Sebastian Kurz will become Austria’s 14th postwar chancellor on Monday amid protests over his new government to be led by the conservative and nationalists.
The formal inauguration by Austrian President Alexander Van der Bellen is set for 11 a.m. in Vienna after Kurz’s conservative People’s Party struck a deal with the nationalist Freedom Party on Friday. A demonstration against the Freedom Party’s participation will begin in the morning, but protests aren’t expected to reach the level of 2000, when the parties teamed up for the first time.
“The program shows a clear effort to avoid making too big waves both at home and abroad,” Thomas Hofer, a political analyst and consultant in Vienna, said in a telephone interview. “Overall they are playing it defensively for the time being as to pre-empt huge protests.”
Kurz’s and Strache’s reassurances on Europe contrasted with renewed calls for leaving the bloc by the Freedom Party’s allies during a weekend meeting in Prague.

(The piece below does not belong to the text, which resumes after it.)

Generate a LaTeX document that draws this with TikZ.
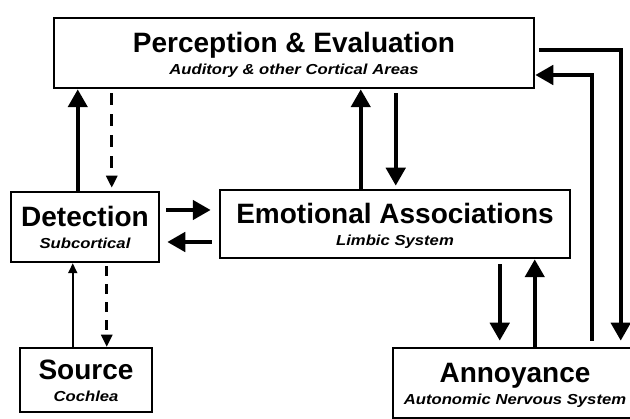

France’s Front National leader Marine Le Pen congratulated Strache, saying his role in the government was “very good news, excellent news for Europe,” the Associated Press reported. Dutch Freedom Party head Geert Wilders praised Strache for “achieving an excellent result” in the talks, according to Austrian radio ORF.
‘Severely Disquieting’
World Jewish Congress President Ronald Lauder in a statement said it “is severely disquieting” that the Freedom Party enters the Austrian government.
Domestically, Kurz and Strache stopped short of a full-fledged attack against some institutions of the Austrian welfare state such as the Workers’ Chamber, a mandatory-membership body that’s close to the center-left Social Democrats and at the core of the Austrian system of collective wage agreements.
While labor laws are set to be loosened somewhat, business associations and think tanks allied with them say the program is timid and should be reworked once four regional elections have been held next year.
“Maybe the government’s restraint has to be understood tactically,” said Franz Schellhorn of Agenda Austria, a business-friendly think tank. “One can only hope that this government will do significantly more than its program seems to indicate after the regional elections.”
More disruptive than his policy are Kurz’s personnel choices. None of his conservative colleagues in the cabinet of outgoing Chancellor Christian Kern will survive the change, and none of the newly designated ministers has any experience in governing.
The most important job for European economic and financial policy goes to Hartwig Loeger, the head of Uniqa Insurance Group AG’s Austrian unit, who will succeed Hans Joerg Schelling as finance minister.